## BEGIN Extracted entries
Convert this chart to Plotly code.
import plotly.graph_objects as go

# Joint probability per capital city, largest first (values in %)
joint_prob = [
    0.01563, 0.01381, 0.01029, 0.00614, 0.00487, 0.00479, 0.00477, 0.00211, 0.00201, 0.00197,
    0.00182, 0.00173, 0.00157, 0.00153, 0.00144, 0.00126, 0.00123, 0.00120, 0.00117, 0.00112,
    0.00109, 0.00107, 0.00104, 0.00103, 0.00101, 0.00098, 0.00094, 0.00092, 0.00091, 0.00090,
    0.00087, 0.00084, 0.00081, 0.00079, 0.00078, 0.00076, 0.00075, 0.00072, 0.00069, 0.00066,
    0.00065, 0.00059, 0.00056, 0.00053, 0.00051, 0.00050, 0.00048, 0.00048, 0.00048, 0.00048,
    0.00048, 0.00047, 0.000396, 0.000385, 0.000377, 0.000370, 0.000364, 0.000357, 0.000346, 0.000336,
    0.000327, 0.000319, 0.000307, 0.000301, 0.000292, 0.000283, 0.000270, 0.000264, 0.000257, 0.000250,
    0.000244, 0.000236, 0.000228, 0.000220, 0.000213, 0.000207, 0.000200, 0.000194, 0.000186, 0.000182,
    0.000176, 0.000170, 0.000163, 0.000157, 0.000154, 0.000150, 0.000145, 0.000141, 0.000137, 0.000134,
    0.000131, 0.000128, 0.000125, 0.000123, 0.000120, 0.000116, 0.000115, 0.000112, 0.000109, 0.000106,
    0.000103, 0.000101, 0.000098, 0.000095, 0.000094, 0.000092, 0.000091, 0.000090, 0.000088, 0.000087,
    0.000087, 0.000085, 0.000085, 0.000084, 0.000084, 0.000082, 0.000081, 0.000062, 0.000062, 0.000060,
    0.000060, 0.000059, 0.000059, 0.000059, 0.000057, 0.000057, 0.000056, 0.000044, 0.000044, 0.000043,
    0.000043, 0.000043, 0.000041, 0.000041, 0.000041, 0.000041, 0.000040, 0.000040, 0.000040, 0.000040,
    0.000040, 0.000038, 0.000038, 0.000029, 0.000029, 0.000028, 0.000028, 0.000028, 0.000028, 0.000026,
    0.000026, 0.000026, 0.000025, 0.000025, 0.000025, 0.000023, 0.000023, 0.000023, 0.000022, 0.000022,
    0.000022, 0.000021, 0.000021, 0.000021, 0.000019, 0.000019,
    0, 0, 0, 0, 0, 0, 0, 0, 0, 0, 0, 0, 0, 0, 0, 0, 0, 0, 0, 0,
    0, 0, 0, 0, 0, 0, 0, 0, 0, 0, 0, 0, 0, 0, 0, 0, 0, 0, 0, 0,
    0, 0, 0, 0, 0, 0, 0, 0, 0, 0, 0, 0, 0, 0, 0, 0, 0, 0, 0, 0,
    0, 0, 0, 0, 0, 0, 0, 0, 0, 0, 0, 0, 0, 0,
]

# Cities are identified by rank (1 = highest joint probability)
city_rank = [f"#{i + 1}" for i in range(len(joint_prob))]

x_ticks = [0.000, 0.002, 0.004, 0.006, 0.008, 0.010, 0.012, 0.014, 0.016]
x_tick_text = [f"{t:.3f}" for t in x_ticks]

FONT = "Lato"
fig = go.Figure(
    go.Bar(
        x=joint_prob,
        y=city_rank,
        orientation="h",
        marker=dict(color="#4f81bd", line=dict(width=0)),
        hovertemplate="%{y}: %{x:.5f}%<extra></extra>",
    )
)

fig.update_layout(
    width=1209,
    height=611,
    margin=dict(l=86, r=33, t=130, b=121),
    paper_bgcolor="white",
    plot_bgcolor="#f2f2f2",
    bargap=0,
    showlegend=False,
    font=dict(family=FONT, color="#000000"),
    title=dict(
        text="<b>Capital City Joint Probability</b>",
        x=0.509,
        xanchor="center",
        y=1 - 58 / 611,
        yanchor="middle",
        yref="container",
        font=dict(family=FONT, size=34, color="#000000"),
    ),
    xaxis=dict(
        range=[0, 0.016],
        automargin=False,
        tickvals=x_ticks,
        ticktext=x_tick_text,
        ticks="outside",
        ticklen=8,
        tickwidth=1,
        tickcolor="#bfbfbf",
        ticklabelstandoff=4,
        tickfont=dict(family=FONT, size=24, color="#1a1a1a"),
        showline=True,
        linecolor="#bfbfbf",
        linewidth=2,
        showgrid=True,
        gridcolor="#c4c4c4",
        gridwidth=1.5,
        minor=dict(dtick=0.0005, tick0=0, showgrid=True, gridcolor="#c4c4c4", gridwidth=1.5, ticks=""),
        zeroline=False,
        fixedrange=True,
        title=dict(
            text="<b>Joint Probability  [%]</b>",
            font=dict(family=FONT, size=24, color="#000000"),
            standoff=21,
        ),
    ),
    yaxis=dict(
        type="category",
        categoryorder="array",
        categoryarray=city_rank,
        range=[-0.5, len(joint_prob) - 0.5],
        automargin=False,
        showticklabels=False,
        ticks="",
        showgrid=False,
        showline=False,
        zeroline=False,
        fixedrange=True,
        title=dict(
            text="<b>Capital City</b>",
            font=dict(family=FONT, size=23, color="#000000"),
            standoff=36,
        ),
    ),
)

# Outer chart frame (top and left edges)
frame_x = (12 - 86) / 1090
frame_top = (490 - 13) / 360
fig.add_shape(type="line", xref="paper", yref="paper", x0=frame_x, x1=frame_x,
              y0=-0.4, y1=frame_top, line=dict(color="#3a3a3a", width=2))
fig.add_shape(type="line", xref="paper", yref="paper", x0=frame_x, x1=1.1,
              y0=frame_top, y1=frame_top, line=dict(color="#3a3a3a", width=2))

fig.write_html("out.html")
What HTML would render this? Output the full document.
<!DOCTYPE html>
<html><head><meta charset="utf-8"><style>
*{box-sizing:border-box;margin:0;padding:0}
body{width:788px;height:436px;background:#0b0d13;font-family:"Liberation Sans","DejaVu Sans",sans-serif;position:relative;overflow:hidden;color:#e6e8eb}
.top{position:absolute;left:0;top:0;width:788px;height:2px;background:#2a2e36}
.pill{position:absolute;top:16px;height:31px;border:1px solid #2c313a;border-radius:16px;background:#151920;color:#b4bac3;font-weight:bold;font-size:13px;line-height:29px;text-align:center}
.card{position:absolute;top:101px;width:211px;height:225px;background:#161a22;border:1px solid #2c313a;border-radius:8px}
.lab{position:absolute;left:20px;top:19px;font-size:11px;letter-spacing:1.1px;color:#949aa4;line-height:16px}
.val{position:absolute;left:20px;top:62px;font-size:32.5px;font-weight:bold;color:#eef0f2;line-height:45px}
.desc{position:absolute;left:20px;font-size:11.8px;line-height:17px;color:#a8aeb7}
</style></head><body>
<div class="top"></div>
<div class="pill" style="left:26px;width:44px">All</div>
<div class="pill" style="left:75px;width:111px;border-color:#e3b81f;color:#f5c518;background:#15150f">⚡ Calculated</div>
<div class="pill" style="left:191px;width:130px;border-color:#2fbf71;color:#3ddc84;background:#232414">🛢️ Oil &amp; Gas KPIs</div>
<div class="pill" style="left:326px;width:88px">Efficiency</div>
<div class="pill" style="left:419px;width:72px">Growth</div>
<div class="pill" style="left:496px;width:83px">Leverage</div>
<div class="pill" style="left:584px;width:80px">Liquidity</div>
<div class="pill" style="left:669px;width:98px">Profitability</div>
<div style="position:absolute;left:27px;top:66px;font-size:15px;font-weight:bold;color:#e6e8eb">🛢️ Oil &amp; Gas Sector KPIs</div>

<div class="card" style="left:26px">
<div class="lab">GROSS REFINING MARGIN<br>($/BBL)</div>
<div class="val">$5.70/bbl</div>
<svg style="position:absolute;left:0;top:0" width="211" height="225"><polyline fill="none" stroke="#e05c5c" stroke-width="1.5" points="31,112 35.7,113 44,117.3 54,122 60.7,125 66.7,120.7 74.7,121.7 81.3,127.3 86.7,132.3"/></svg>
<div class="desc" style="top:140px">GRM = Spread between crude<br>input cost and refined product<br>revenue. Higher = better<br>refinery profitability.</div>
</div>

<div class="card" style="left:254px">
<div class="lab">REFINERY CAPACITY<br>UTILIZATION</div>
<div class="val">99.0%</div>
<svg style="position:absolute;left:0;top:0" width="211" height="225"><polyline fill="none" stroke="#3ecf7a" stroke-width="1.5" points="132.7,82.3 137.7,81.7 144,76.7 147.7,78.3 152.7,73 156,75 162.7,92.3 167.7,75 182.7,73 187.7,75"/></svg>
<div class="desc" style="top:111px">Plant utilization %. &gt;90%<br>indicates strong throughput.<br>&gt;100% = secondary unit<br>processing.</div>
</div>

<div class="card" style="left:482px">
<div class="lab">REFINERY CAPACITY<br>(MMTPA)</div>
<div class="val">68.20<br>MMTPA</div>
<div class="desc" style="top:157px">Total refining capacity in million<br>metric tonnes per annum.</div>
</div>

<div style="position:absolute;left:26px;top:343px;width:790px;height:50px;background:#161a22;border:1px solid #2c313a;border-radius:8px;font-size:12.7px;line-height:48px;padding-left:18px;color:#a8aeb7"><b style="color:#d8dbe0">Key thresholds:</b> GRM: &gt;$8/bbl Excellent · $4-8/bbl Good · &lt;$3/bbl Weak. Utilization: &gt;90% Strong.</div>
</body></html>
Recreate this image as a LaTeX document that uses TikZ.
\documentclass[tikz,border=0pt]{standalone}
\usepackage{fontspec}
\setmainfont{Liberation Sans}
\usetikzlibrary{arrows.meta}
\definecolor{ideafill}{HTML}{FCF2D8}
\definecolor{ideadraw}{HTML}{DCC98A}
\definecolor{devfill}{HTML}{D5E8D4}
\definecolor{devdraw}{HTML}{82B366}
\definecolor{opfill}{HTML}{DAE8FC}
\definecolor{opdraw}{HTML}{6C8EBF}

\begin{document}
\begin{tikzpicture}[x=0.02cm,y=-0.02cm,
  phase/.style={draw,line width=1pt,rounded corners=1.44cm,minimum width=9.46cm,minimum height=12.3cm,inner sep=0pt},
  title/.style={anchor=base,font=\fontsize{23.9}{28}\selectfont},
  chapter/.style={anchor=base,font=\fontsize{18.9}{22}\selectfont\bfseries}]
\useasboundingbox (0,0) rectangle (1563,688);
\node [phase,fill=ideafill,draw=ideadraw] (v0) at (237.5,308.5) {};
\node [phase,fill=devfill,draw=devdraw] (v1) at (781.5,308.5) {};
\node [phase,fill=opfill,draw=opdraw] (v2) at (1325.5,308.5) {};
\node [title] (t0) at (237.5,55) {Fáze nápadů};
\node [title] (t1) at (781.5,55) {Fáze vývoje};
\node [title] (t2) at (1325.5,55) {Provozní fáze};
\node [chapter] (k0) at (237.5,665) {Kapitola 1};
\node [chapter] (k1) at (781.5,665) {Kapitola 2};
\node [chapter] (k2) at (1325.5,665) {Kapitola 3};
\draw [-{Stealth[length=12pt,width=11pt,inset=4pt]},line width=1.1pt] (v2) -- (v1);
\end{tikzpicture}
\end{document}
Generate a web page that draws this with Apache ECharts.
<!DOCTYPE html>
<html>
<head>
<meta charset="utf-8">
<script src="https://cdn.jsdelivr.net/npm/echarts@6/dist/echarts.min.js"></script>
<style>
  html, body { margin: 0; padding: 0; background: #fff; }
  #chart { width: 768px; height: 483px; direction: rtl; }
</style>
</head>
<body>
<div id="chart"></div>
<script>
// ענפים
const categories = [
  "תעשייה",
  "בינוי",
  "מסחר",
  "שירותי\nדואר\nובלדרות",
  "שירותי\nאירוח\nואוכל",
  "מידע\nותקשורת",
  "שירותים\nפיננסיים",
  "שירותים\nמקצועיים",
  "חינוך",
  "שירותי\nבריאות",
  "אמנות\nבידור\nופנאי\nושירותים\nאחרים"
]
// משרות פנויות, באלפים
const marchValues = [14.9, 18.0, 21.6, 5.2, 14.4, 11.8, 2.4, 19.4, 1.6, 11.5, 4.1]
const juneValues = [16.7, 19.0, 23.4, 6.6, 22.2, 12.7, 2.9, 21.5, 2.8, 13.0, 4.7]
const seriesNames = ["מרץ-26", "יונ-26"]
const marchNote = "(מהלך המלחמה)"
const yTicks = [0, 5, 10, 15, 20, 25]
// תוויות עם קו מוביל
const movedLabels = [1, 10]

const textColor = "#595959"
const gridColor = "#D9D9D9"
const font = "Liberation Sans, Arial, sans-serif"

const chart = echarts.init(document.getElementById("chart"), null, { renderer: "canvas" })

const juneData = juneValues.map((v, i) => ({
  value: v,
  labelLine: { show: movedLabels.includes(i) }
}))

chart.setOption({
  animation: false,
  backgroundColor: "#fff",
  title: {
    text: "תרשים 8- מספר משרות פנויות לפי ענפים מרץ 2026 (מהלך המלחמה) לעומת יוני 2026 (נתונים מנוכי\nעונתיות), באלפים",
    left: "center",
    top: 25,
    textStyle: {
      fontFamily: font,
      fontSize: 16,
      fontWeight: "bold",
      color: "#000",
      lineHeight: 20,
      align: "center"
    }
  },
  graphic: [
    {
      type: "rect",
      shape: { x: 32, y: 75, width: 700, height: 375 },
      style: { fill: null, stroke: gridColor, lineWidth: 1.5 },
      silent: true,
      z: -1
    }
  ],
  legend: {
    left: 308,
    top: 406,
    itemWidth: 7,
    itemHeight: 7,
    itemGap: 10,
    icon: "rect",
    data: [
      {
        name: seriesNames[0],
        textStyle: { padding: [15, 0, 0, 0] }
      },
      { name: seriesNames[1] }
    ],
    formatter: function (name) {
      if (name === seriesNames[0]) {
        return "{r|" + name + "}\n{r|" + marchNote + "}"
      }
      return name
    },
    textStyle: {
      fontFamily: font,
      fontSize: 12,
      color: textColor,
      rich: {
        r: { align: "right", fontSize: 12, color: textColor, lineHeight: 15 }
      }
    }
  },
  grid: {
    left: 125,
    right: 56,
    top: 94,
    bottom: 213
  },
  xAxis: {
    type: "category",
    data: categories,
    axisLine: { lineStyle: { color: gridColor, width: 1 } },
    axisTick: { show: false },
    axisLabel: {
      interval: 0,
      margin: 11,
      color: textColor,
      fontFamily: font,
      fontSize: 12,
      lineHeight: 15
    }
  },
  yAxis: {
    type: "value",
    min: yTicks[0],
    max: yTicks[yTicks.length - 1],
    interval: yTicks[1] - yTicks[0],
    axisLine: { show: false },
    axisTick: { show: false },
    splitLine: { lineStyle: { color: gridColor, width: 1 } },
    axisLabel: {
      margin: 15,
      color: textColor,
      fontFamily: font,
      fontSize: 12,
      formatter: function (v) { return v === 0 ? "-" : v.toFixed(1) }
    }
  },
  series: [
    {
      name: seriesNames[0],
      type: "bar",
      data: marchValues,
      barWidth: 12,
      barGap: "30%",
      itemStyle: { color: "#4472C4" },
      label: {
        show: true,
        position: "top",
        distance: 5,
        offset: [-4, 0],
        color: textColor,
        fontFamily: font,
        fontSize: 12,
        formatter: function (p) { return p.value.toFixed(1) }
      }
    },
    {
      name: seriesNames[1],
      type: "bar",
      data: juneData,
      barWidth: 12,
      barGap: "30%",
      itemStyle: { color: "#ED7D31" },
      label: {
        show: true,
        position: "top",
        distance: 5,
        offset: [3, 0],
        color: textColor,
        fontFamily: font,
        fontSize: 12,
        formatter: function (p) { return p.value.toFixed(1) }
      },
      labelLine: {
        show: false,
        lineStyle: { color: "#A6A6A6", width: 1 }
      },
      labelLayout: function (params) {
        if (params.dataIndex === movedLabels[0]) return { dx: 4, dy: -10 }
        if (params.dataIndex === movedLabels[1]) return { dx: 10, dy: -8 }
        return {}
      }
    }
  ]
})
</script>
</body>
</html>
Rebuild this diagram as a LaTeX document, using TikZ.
## END Extracted entries
Work to do |
Include the first line, the line containing "import plotly.graph_objects as go", and every line between them, copied exactly from the material above; output no other line.

Answer to the exercise |
Convert this chart to Plotly code.
import plotly.graph_objects as go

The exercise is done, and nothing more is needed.